The first witness was Timothy Spisak, an official of the BLM. He described the establishment of the Federal Helium Reserve, the world’s “only significant long-term storage facility for crude helium.” Starting in 1920, Congress passed a series of laws that manage this resource, the last of which mandates the sale of nearly all helium in the reserve by 2015 to repay an earlier debt incurred by the facility. Spisak estimates this debt will be repaid by March 2013. In concluding his testimony, Spisak told the subcommittee “The BLM welcomes further discussion about the Federal helium program and the BLM’s role in meeting future helium needs for the country, especially for Federal agencies that depend on helium for scientific research, aerospace projects, and defense purposes.”

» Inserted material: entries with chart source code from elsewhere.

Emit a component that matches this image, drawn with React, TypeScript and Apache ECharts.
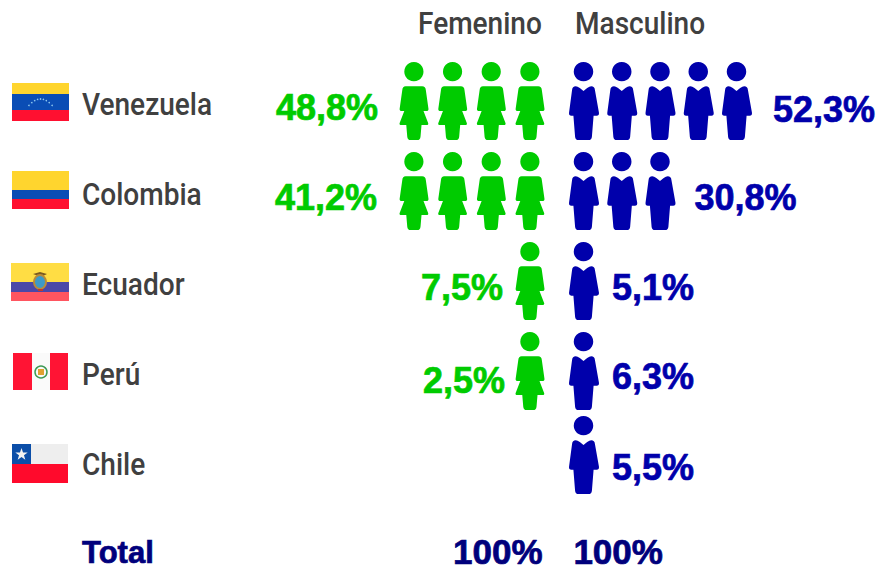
import React, { useEffect, useRef } from "react";
import * as echarts from "echarts";

const countries = ["Venezuela", "Colombia", "Ecuador", "Perú", "Chile", "Total"];
const femaleIcons = [4, 4, 1, 1, 0];
const maleIcons = [5, 3, 1, 1, 1];
const femaleLabels = ["48,8%", "41,2%", "7,5%", "2,5%", ""];
const maleLabels = ["52,3%", "30,8%", "5,1%", "6,3%", "5,5%"];
const totalLabel = "100%";
const headers = ["Femenino", "Masculino"];

const GREEN = "#00CB00";
const BLUE = "#0000AB";
const NAVY = "#00007C";
const GREY = "#404040";
const NAME_FONT = '500 31px Roboto, sans-serif';
const WIDE = '"Liberation Sans", sans-serif';

const womanPath =
  "path://M420 34a29 29 0 1 1 -0.01 0z M395 107H445Q455 107 456 118L464 174Q465 181 457 181L449 181L463 217Q465 223 458 223H443L440 258Q439 268 430 268H410Q401 268 400 258L397 223H382Q375 223 377 217L391 181L384 181Q376 181 377 174L385 118Q386 107 395 107z";
const manPath =
  "path://M581 34a29 29 0 1 1 -0.01 0z M558 107Q563 107 570 112L581 121L592 112Q599 107 604 107Q614 107 615 118L627 186Q628 195 620 195H611L606 258Q605 268 596 268H566Q557 268 556 258L551 195H545Q537 195 538 186L547 118Q548 107 558 107z";

// Layout only: icon shift per row, label distance and vertical shift.
const iconShift = [-3, -3, -3, -3, -9];
const femaleGap = [36, 37, 27, 25, 0];
const maleGap = [36, 34, 28, 28, 28];
const femaleTextShift = [3, 3, 3, 6, 0];
const maleTextShift = [5, 3, 3, 2, 3];

function iconData(counts: number[], labels: string[], side: "left" | "right", gaps: number[], shifts: number[]) {
  const out: any[] = [];
  counts.forEach((count, row) => {
    for (let slot = 0; slot < count; slot++) {
      const last = slot === count - 1;
      out.push({
        value: [slot, row],
        symbolOffset: [0, iconShift[row]],
        label: {
          show: last,
          formatter: labels[row],
          position: side,
          distance: gaps[row] - (side === "left" ? 14.5 : 15),
          offset: [0, shifts[row] - iconShift[row]],
        },
      });
    }
  });
  return out;
}

function stripes(x: number, y: number, w: number, parts: [number, string][]) {
  let cy = y;
  return parts.map(([h, fill]) => {
    const r = { type: "rect", shape: { x, y: cy, width: w, height: h }, style: { fill } };
    cy += h;
    return r;
  });
}

function starPoints(cx: number, cy: number, R: number, r: number) {
  const pts: number[][] = [];
  for (let i = 0; i < 10; i++) {
    const a = -Math.PI / 2 + (i * Math.PI) / 5;
    const d = i % 2 ? r : R;
    pts.push([cx + d * Math.cos(a), cy + d * Math.sin(a)]);
  }
  return pts;
}

const vzStars = [-4, -3, -2, -1, 0, 1, 2, 3, 4].map((k) => ({
  type: "circle",
  shape: { cx: 40.5 + k * 2.9, cy: 99 + k * k * 0.4, r: 0.8 },
  style: { fill: "#8FC8F0" },
}));

const flags = [
  ...stripes(12, 83, 57, [[11, "#FFD52E"], [16, "#0A4DB5"], [11, "#FF1030"]]),
  ...vzStars,
  ...stripes(12, 171, 57, [[19, "#FFD52E"], [9, "#0A4DB5"], [10, "#FF1030"]]),
  ...stripes(11, 263, 58, [[19, "#FFDD44"], [10, "#4A48A8"], [9, "#FF5560"]]),
  { type: "polygon", shape: { points: [[33, 274], [40, 272], [47, 274], [41, 277]] }, style: { fill: "#7A5A20" } },
  { type: "ellipse", shape: { cx: 40, cy: 282, rx: 6, ry: 7 }, style: { fill: "#3C9AC8", stroke: "#B88A3A", lineWidth: 2 } },
  { type: "rect", shape: { x: 38, y: 289, width: 5, height: 2 }, style: { fill: "#C0392B" } },
  { type: "rect", shape: { x: 13, y: 353, width: 55, height: 37 }, style: { fill: "#FF1434" } },
  { type: "rect", shape: { x: 32, y: 353, width: 18, height: 37 }, style: { fill: "#FAFAFA" } },
  { type: "circle", shape: { cx: 41, cy: 372, r: 6 }, style: { fill: "#FAFAFA", stroke: "#3E9A55", lineWidth: 1.5 } },
  { type: "rect", shape: { x: 38, y: 369, width: 6, height: 6 }, style: { fill: "#E0A030" } },
  ...stripes(12, 444, 56, [[20, "#EEEEEE"], [19, "#FF0A2C"]]),
  { type: "rect", shape: { x: 12, y: 444, width: 19, height: 20 }, style: { fill: "#0B4EA8" } },
  { type: "polygon", shape: { points: starPoints(21.5, 454.5, 6.5, 2.6) }, style: { fill: "#F2F2F2" } },
];

const nameY = [105, 195, 285, 375, 465];
const nameTexts = countries.slice(0, 5).map((name, i) => ({
  type: "text",
  x: 82,
  y: nameY[i],
  scaleX: 0.905,
  style: { text: name, fill: GREY, font: NAME_FONT, verticalAlign: "middle" },
}));

export default function App() {
  const ref = useRef<HTMLDivElement>(null);
  useEffect(() => {
    document.body.style.margin = "0";
    const chart = echarts.init(ref.current!, undefined, { renderer: "svg" });
    const hiddenY = (gridIndex: number) => ({
      type: "category",
      gridIndex,
      data: countries,
      inverse: true,
      axisLine: { show: false },
      axisTick: { show: false },
      axisLabel: { show: false },
      splitLine: { show: false },
    });
    const hiddenX = (gridIndex: number, max: number, inverse: boolean) => ({
      type: "value",
      gridIndex,
      min: 0,
      max,
      inverse,
      show: false,
    });
    const pct = (color: string, fontSize = 36) => ({
      show: true,
      color,
      fontFamily: WIDE,
      fontWeight: "bold",
      fontSize,
      textBorderColor: color,
      textBorderWidth: 0.7,
    });
    chart.setOption({
      animation: false,
      backgroundColor: "#FFFFFF",
      grid: [
        { left: 414, top: 59, width: 116, height: 540, outerBoundsMode: "none" },
        { left: 584, top: 59, width: 153, height: 540, outerBoundsMode: "none" },
      ],
      xAxis: [hiddenX(0, 3, true), hiddenX(1, 4, false)],
      yAxis: [hiddenY(0), hiddenY(1)],
      series: [
        {
          type: "scatter",
          clip: false,
          xAxisIndex: 0,
          yAxisIndex: 0,
          symbol: womanPath,
          symbolSize: [29, 78],
          itemStyle: { color: GREEN, opacity: 1 },
          label: pct(GREEN),
          data: iconData(femaleIcons, femaleLabels, "left", femaleGap, femaleTextShift),
        },
        {
          type: "scatter",
          clip: false,
          xAxisIndex: 1,
          yAxisIndex: 1,
          symbol: manPath,
          symbolSize: [30, 78],
          itemStyle: { color: BLUE, opacity: 1 },
          label: pct(BLUE),
          data: iconData(maleIcons, maleLabels, "right", maleGap, maleTextShift),
        },
        {
          type: "scatter",
          clip: false,
          xAxisIndex: 0,
          yAxisIndex: 0,
          symbol: "circle",
          symbolSize: 1,
          itemStyle: { color: "#FFFFFF", opacity: 0 },
          data: [{ value: [-0.34, 5] }],
          label: { ...pct(NAVY, 35), opacity: 1, formatter: totalLabel, position: "left", distance: 0, offset: [0, -3] },
        },
        {
          type: "scatter",
          clip: false,
          xAxisIndex: 1,
          yAxisIndex: 1,
          symbol: "circle",
          symbolSize: 1,
          itemStyle: { color: "#FFFFFF", opacity: 0 },
          data: [{ value: [-0.29, 5] }],
          label: { ...pct(NAVY, 35), opacity: 1, formatter: totalLabel, position: "right", distance: 0, offset: [0, -3] },
        },
      ],
      graphic: [
        ...flags,
        ...nameTexts,
        { type: "text", x: 82, y: 552, style: { text: countries[5], fill: NAVY, font: `bold 31px ${WIDE}`, verticalAlign: "middle", stroke: NAVY, lineWidth: 0.7 } },
        { type: "text", x: 418, y: 24, scaleX: 0.905, style: { text: headers[0], fill: GREY, font: NAME_FONT, verticalAlign: "middle" } },
        { type: "text", x: 575, y: 24, scaleX: 0.905, style: { text: headers[1], fill: GREY, font: NAME_FONT, verticalAlign: "middle" } },
      ],
    });
    return () => chart.dispose();
  }, []);
  return <div ref={ref} style={{ width: 877, height: 569 }} />;
}
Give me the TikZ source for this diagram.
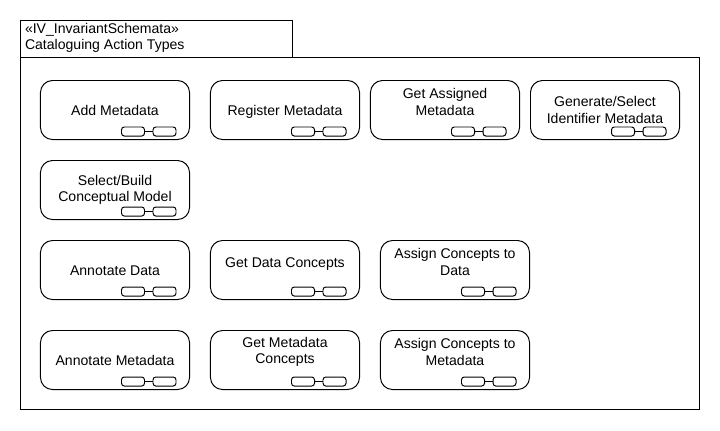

One of those testifying was Professor N. Phuan Ong of the Physics Department of Princeton University. “Liquid helium is vitally important for the two largest subfields of physics, condensed-matter physics and high-energy physics,” he said. His condensed-matter group, one of seven to ten major liquid helium user research groups at Princeton, utilizes approximately 10,000 to 15,000 liters of liquid helium annually. About thirty other universities have similar needs, in addition to thirty universities with smaller requirements. The National High Magnetic Field Laboratories, Brookhaven National Laboratory, and Argonne National Laboratory have very large liquid helium requirements. For example, the National High Magnetic Field Laboratory in Florida uses 720,000 liters of liquid helium annually. “Liquid helium nurtures the health of this community” Ong told the subcommittee. This helium comes at a steep price. Ong estimates that a typical $100,000 yearly grant from the National Science Foundation might require $50,000 of liquid helium, which he characterized as an “absurd amount.”

While helium is a very common component of natural gas in many (but not all) locations, the economics of its extraction depends on its concentration. There was concern on both sides of the witness table that the United States could become dependent on foreign suppliers. In response to rising prices and shortages, helium users are moving toward recapture and recovery facilities which are both very technical and expensive. Ong described a $1.5 million, 90% recovery rate facility at Princeton that is expected to pay for itself in ten years. Holt complimented Ong on his “very telling testimony” and how important helium is to an “important segment of users.”

Holt and several other representatives are working on a draft helium bill that he hopes will have bipartisan support. “We face a difficult problem here because this is an unusual resource that is important in so many ways,” he said, “adding “we will wrestle with how to handle this.” In closing the hearing, Representative Glenn Thompson (R-PA) commented on the importance of helium, saying “This is about innovation.”